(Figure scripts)

****************

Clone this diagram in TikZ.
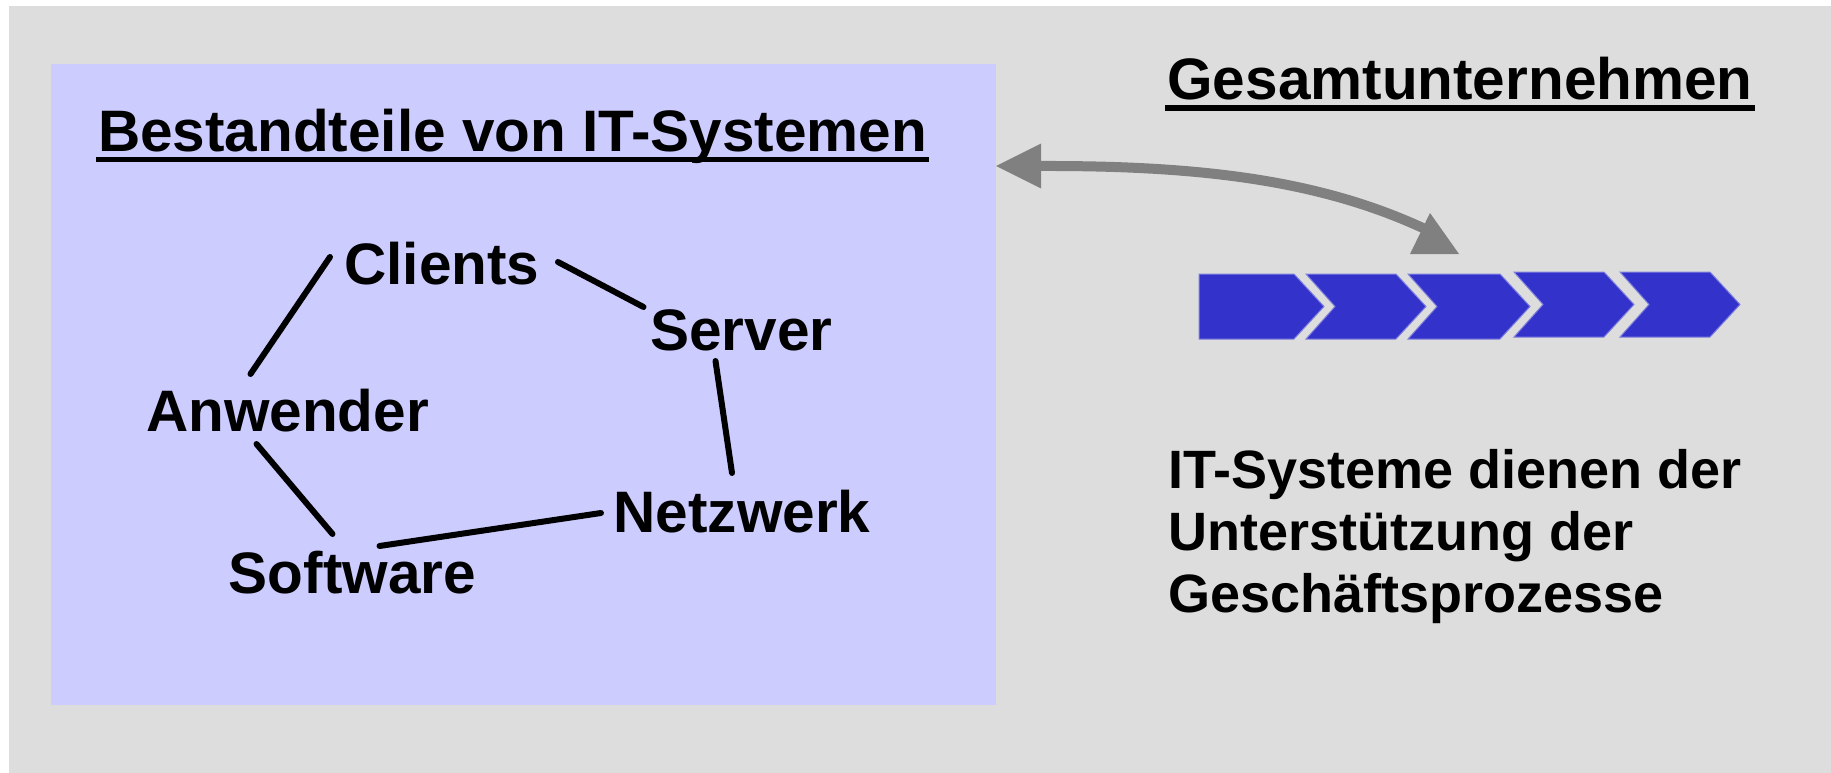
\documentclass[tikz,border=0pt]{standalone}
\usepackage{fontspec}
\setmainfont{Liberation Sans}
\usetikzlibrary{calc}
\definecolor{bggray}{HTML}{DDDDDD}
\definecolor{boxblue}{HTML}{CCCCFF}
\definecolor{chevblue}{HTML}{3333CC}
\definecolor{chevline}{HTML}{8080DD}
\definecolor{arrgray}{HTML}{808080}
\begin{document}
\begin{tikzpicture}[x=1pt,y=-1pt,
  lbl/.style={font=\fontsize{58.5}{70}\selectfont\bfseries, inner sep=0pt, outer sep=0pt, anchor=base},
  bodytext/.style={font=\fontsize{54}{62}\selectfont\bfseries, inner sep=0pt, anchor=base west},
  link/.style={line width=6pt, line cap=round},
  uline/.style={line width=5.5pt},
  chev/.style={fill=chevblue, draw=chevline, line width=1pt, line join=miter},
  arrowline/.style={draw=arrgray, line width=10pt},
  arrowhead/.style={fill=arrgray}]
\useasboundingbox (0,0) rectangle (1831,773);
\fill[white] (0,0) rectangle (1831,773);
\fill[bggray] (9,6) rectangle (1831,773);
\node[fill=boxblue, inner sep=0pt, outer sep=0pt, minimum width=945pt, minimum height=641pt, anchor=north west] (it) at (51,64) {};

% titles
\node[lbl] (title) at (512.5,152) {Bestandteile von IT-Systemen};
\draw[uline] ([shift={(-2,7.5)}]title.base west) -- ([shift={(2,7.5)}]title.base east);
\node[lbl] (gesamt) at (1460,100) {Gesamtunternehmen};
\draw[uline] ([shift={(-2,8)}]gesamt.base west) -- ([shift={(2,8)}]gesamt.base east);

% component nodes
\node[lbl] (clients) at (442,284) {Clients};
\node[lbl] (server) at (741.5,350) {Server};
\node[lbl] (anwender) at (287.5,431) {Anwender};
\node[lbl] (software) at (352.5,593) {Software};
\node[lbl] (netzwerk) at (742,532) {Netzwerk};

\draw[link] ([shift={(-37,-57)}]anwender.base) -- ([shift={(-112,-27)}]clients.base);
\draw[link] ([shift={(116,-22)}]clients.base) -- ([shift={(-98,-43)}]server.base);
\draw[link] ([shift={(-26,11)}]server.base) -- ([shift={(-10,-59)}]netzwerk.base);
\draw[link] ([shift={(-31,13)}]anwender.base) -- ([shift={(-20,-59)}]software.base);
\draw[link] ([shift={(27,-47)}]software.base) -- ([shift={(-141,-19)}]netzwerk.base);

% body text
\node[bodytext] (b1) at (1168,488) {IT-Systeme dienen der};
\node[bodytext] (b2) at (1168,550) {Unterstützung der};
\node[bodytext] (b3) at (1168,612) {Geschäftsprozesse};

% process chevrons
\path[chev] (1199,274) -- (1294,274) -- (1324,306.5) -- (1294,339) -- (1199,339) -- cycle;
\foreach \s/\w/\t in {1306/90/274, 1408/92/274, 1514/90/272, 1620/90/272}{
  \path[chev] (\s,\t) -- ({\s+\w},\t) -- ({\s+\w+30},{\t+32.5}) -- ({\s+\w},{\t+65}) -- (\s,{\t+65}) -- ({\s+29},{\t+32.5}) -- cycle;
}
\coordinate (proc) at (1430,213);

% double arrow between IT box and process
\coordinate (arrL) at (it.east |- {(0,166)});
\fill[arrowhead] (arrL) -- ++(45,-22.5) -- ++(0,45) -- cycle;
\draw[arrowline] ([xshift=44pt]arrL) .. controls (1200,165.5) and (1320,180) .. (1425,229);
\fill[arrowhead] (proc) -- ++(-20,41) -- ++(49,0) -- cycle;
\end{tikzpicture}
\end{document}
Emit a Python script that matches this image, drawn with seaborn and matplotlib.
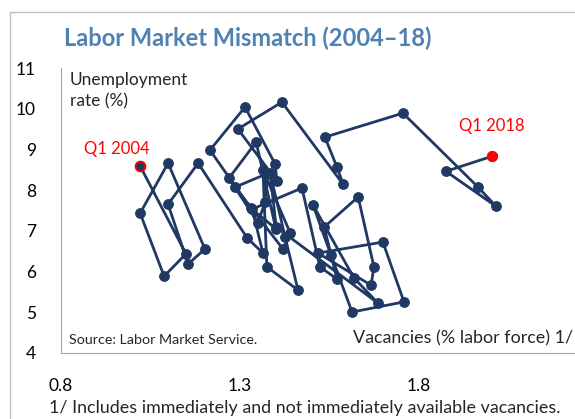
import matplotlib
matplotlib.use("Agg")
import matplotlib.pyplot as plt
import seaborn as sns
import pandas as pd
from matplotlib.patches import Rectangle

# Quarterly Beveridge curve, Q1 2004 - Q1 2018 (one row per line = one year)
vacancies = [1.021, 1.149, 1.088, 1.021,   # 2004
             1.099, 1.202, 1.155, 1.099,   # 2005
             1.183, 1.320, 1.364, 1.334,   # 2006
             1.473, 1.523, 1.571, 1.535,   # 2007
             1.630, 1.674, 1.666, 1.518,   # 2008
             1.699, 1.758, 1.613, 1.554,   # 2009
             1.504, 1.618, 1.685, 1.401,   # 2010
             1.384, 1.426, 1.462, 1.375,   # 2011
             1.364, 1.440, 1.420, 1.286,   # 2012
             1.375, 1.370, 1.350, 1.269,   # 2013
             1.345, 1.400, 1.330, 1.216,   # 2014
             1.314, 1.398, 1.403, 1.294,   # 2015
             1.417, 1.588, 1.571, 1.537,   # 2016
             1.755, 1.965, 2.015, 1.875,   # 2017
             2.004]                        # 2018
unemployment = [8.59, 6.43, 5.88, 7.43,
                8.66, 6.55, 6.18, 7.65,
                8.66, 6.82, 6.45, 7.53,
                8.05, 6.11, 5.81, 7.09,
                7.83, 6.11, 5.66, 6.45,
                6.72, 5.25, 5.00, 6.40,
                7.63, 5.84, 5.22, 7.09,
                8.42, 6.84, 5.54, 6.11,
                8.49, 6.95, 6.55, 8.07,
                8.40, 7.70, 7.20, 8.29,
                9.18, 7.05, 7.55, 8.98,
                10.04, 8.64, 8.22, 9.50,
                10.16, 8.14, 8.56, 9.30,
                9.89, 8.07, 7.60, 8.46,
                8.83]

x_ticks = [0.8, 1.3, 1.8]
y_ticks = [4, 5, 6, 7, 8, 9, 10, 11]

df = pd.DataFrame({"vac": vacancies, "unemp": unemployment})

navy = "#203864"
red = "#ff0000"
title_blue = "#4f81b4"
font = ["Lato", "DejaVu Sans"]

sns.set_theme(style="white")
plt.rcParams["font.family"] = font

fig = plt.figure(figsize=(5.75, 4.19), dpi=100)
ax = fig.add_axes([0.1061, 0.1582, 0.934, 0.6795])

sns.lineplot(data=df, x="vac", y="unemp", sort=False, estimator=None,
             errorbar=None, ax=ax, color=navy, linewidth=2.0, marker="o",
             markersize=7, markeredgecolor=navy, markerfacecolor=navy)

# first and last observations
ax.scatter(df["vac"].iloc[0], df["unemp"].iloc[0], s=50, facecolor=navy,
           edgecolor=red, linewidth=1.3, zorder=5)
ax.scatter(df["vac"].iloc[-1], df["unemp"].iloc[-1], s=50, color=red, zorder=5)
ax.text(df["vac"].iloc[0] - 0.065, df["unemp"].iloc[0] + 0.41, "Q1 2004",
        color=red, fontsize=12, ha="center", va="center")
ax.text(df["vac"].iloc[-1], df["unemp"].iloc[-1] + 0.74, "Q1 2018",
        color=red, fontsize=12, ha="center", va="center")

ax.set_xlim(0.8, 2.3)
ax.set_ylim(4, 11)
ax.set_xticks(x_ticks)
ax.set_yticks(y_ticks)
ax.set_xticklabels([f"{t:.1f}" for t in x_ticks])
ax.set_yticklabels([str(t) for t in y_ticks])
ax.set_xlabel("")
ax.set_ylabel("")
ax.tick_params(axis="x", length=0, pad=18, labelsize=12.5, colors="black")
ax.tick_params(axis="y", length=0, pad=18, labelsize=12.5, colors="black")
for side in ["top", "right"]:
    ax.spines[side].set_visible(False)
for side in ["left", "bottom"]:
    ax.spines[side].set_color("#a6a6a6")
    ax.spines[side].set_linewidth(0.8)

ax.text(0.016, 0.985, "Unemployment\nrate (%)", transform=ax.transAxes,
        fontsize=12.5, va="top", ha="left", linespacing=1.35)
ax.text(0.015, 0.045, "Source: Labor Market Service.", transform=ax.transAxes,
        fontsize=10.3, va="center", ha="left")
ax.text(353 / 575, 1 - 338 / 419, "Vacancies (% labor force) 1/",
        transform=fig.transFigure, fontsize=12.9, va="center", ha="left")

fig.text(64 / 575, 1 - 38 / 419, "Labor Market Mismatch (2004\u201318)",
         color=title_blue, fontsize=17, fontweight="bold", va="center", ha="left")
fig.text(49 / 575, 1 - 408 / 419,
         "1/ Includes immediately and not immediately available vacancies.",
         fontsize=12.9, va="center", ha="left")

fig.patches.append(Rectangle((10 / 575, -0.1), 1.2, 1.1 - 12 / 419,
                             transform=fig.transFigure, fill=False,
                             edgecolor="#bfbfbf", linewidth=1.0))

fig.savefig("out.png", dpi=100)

****************

-- WHAT THE EXERCISE ASKS --
Among the records above, locate the line containing "Emit a Python" and the line containing "from matplotlib.patches import Rectangle", then transcribe exactly the lines starting at the first and ending at the second, with no pictures.

-- RESPONSE FOR THIS EXERCISE --
Emit a Python script that matches this image, drawn with seaborn and matplotlib.
import matplotlib
matplotlib.use("Agg")
import matplotlib.pyplot as plt
import seaborn as sns
import pandas as pd
from matplotlib.patches import Rectangle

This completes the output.